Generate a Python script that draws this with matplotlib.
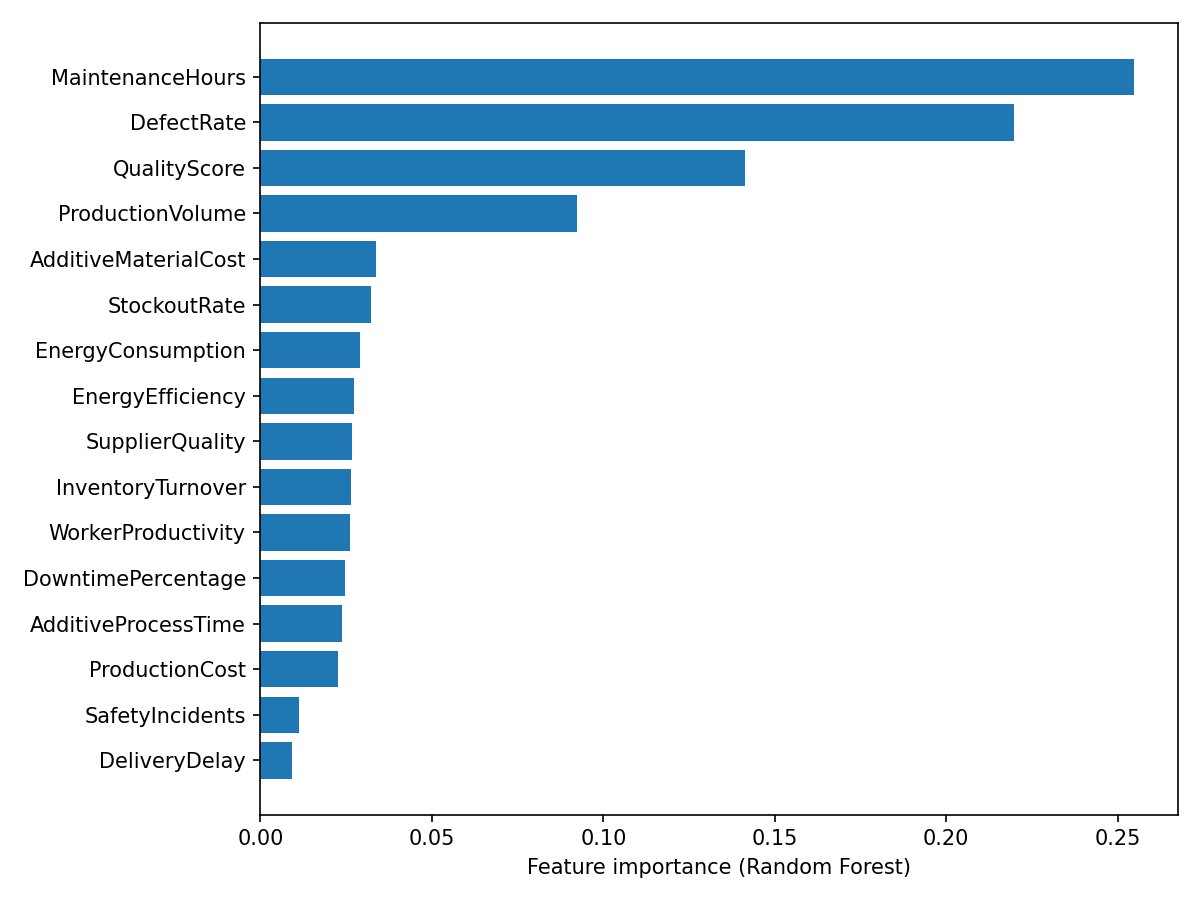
import numpy as np
import matplotlib
matplotlib.use("Agg")
from matplotlib import pyplot as plt

features = [
    "MaintenanceHours", "DefectRate", "QualityScore", "ProductionVolume",
    "AdditiveMaterialCost", "StockoutRate", "EnergyConsumption",
    "EnergyEfficiency", "SupplierQuality", "InventoryTurnover",
    "WorkerProductivity", "DowntimePercentage", "AdditiveProcessTime",
    "ProductionCost", "SafetyIncidents", "DeliveryDelay",
]
importances = [
    0.2547, 0.2197, 0.1412, 0.0922,
    0.0338, 0.0321, 0.0289,
    0.0274, 0.0268, 0.0263,
    0.0260, 0.0248, 0.0239,
    0.0225, 0.0111, 0.0093,
]

# smallest at bottom
feat_sorted = features[::-1]
imp_sorted = importances[::-1]

fig, ax = plt.subplots(figsize=(8, 6), dpi=150)
ax.barh(feat_sorted, imp_sorted, color="#1f77b4")
ax.set_xlabel("Feature importance (Random Forest)")
plt.tight_layout()
plt.savefig("out.png")
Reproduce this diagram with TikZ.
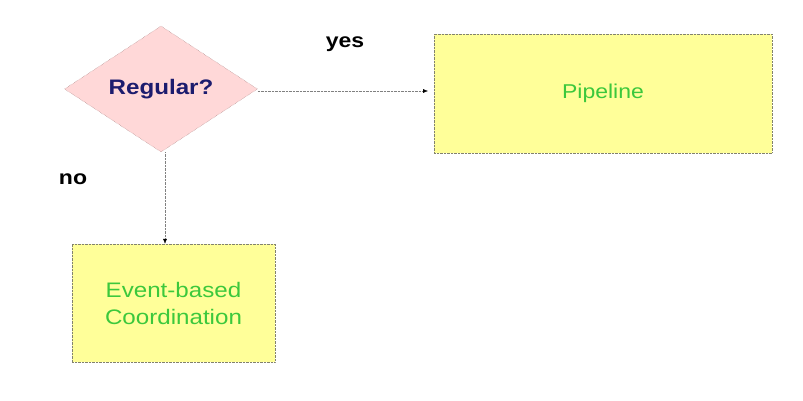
\documentclass[tikz,border=0pt]{standalone}
\usepackage{fontspec}
\setmainfont[FakeStretch=1.15]{Liberation Sans}
\usepackage{xcolor}
\usetikzlibrary{arrows.meta,shapes.geometric}
\definecolor{decfill}{RGB}{255,216,216}
\definecolor{decline}{RGB}{150,110,110}
\definecolor{boxfill}{RGB}{255,255,153}
\definecolor{boxline}{RGB}{130,130,110}
\definecolor{navytext}{RGB}{28,28,110}
\definecolor{greentext}{RGB}{60,200,60}
\tikzset{
  decision/.style={diamond, draw=decline, densely dotted, fill=decfill, inner sep=0pt,
    minimum width=193pt, minimum height=126pt, aspect=1.53,
    font=\fontsize{21}{25}\selectfont\bfseries, text=navytext},
  stage/.style={rectangle, draw=boxline, densely dotted, fill=boxfill, inner sep=0pt,
    font=\fontsize{20}{27}\selectfont, text=greentext, align=center},
  flow/.style={draw=gray, densely dotted, -{Latex[length=5pt,width=4pt,black]}},
  answer/.style={font=\fontsize{20}{24}\selectfont\bfseries}
}
\begin{document}
\begin{tikzpicture}[x=1pt,y=-1pt]
\useasboundingbox (0,0) rectangle (803,401);
% question
\node[decision] (regular) at (161,89) {Regular?};
% outcomes
\node[stage, minimum width=338pt, minimum height=119pt] (pipeline) at (603,93.5) {Pipeline};
\node[stage, minimum width=203pt, minimum height=118pt, font=\fontsize{21}{27}\selectfont] (event) at (173.5,303) {Event-based\\Coordination};
% connectors
\coordinate (yesend) at (428,91);
\draw[flow] (regular.east |- yesend) -- (yesend);
\draw[flow] (regular.south) ++(4,0) coordinate (nostart) -- (nostart |- event.north);
% labels
\node[answer] (yes) at (345,44) {yes};
\node[answer] (no) at (73,179) {no};
\end{tikzpicture}
\end{document}
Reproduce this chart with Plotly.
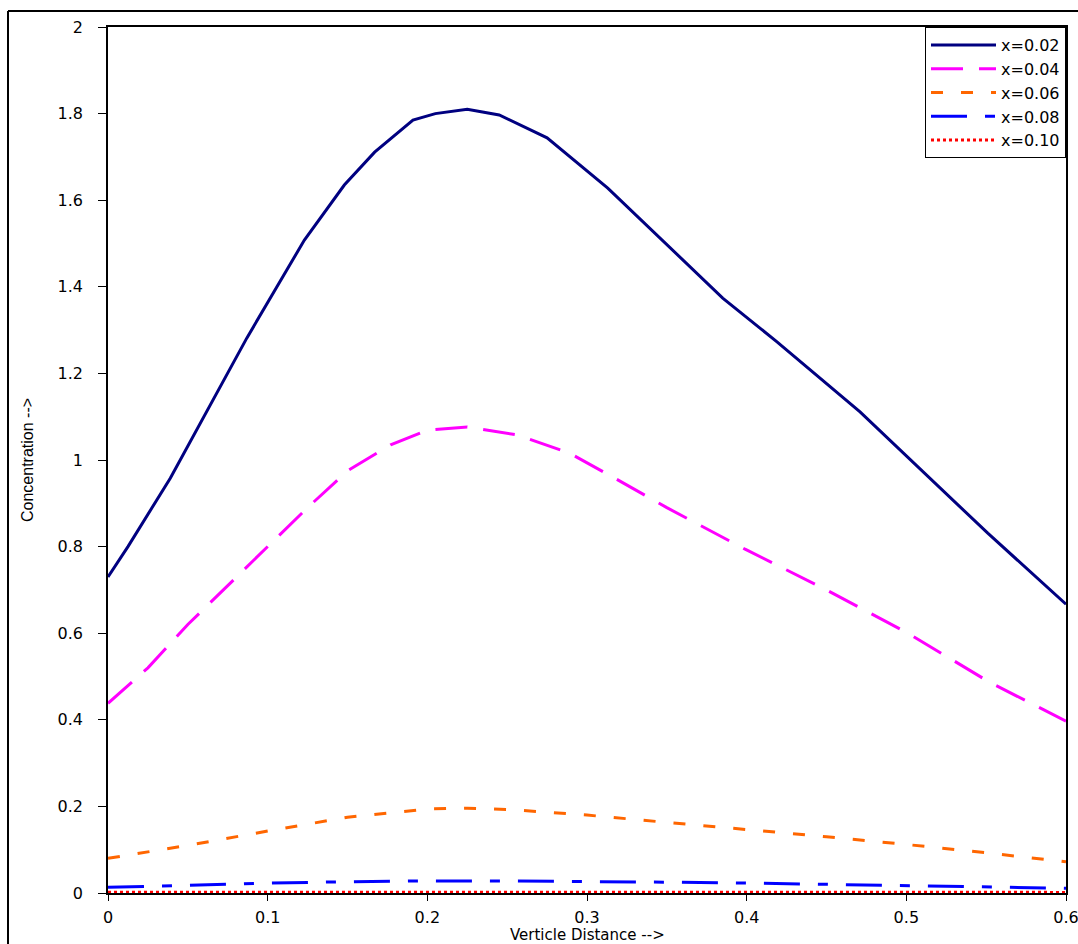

****************

TASK OBJECTIVE: Without the pictures, write out the lines from the beginning of the entries through the line with "imp_sorted = importances[::-1]".

FINAL ANSWER:
Generate a Python script that draws this with matplotlib.
import numpy as np
import matplotlib
matplotlib.use("Agg")
from matplotlib import pyplot as plt

features = [
    "MaintenanceHours", "DefectRate", "QualityScore", "ProductionVolume",
    "AdditiveMaterialCost", "StockoutRate", "EnergyConsumption",
    "EnergyEfficiency", "SupplierQuality", "InventoryTurnover",
    "WorkerProductivity", "DowntimePercentage", "AdditiveProcessTime",
    "ProductionCost", "SafetyIncidents", "DeliveryDelay",
]
importances = [
    0.2547, 0.2197, 0.1412, 0.0922,
    0.0338, 0.0321, 0.0289,
    0.0274, 0.0268, 0.0263,
    0.0260, 0.0248, 0.0239,
    0.0225, 0.0111, 0.0093,
]

# smallest at bottom
feat_sorted = features[::-1]
imp_sorted = importances[::-1]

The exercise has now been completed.